***** Dataset excerpt *****

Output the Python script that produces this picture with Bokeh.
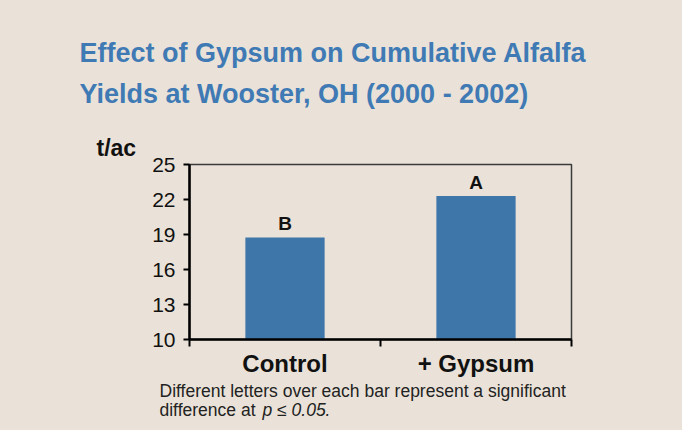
from bokeh.plotting import figure
from bokeh.models import Range1d, FixedTicker, Title
from bokeh.layouts import column
from bokeh.core.properties import value
from bokeh.embed import file_html
from bokeh.resources import INLINE

# ---- data ----
categories = ["Control", "+ Gypsum"]
yields = [18.75, 22.3]
letters = ["B", "A"]
y_ticks = [10, 13, 16, 19, 22, 25]

title_lines = ["Effect of Gypsum on Cumulative Alfalfa",
               "Yields at Wooster, OH (2000 - 2002)"]
y_unit = "t/ac"
note_line1 = "Different letters over each bar represent a significant"
note_line2a = "difference at "
note_line2b = "p \u2264 0.05."

FONT = "Liberation Sans"
BG = "#eae2d8"
BAR = "#3f76aa"
TITLE_C = "#3f7ab5"
W = 682


def text_panel(h):
    f = figure(width=W, height=h, output_backend="svg", toolbar_location=None,
               x_range=Range1d(0, W), y_range=Range1d(h, 0),
               x_axis_location=None, y_axis_location=None,
               min_border=0, min_border_left=0, min_border_right=0,
               min_border_top=0, min_border_bottom=0, frame_align=False)
    f.background_fill_color = BG
    f.border_fill_color = BG
    f.outline_line_color = None
    f.grid.visible = False
    return f


def put(f, x, y, txt, size, color="#111111", style="normal"):
    f.text(x=[x], y=[y], text=[txt], text_font=value(FONT), text_font_size=size,
           text_color=color, text_font_style=style,
           text_baseline="top", text_align="left")


# ---- header: title ----
head = text_panel(127)
put(head, 79, 37, title_lines[0], "27px", TITLE_C, "bold")
put(head, 79, 78.5, title_lines[1], "27px", TITLE_C, "bold")

# ---- main chart ----
xs = [i + 0.5 for i in range(len(categories))]

p = figure(width=W, height=252, output_backend="svg", toolbar_location=None,
           x_range=Range1d(0, len(categories)), y_range=Range1d(10, 25),
           min_border_left=189, min_border_right=111,
           min_border_top=37, min_border_bottom=38, frame_align=False)
p.background_fill_color = BG
p.border_fill_color = BG
p.outline_line_color = "#3a3a3a"
p.outline_line_width = 1.5
p.grid.visible = False
p.add_layout(Title(text=y_unit, align="left", offset=-93, standoff=8,
                   vertical_align="bottom", text_font=FONT, text_font_size="23px",
                   text_font_style="bold", text_color="#111111"), "above")

p.vbar(x=xs, top=yields, bottom=10, width=0.415, fill_color=BAR, line_color=None)
p.text(x=xs, y=yields, text=letters, text_align="center", text_baseline="bottom",
       y_offset=-3, text_font=value(FONT), text_font_style="bold",
       text_font_size="19px", text_color="#111111")

xa = p.xaxis[0]
xa.ticker = FixedTicker(ticks=xs, minor_ticks=list(range(len(categories) + 1)))
xa.major_label_overrides = {x: c for x, c in zip(xs, categories)}
xa.major_tick_out = 0
xa.major_tick_in = 0
xa.minor_tick_out = 7
xa.minor_tick_in = 0
xa.minor_tick_line_color = "black"
xa.minor_tick_line_width = 2
xa.axis_line_color = "black"
xa.axis_line_width = 2.5
xa.major_label_text_font = FONT
xa.major_label_text_font_style = "bold"
xa.major_label_text_font_size = "24px"
xa.major_label_text_color = "#111111"
xa.major_label_standoff = 3

ya = p.yaxis[0]
ya.ticker = FixedTicker(ticks=y_ticks)
ya.major_tick_out = 6
ya.major_tick_in = 0
ya.major_tick_line_width = 2
ya.minor_tick_line_color = None
ya.axis_line_color = "black"
ya.axis_line_width = 2.5
ya.major_label_text_font = FONT
ya.major_label_text_font_size = "21px"
ya.major_label_text_color = "#111111"
ya.major_label_standoff = 8

# ---- footnote ----
foot = text_panel(51)
put(foot, 159, 1, note_line1, "17.5px", "#222222")
put(foot, 159, 20.5, note_line2a, "17.5px", "#222222")
put(foot, 262, 20.5, note_line2b, "17.5px", "#222222", "italic")

layout = column(head, p, foot, spacing=0)
layout.background = BG
open("out.html", "w").write(file_html(layout, INLINE))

*****

### The problem
Repeat the listing above exactly from its first line to the line containing "y_ticks = [10, 13, 16, 19, 22, 25]", both included, and omit the pictures.

### Completed exercise
Output the Python script that produces this picture with Bokeh.
from bokeh.plotting import figure
from bokeh.models import Range1d, FixedTicker, Title
from bokeh.layouts import column
from bokeh.core.properties import value
from bokeh.embed import file_html
from bokeh.resources import INLINE

# ---- data ----
categories = ["Control", "+ Gypsum"]
yields = [18.75, 22.3]
letters = ["B", "A"]
y_ticks = [10, 13, 16, 19, 22, 25]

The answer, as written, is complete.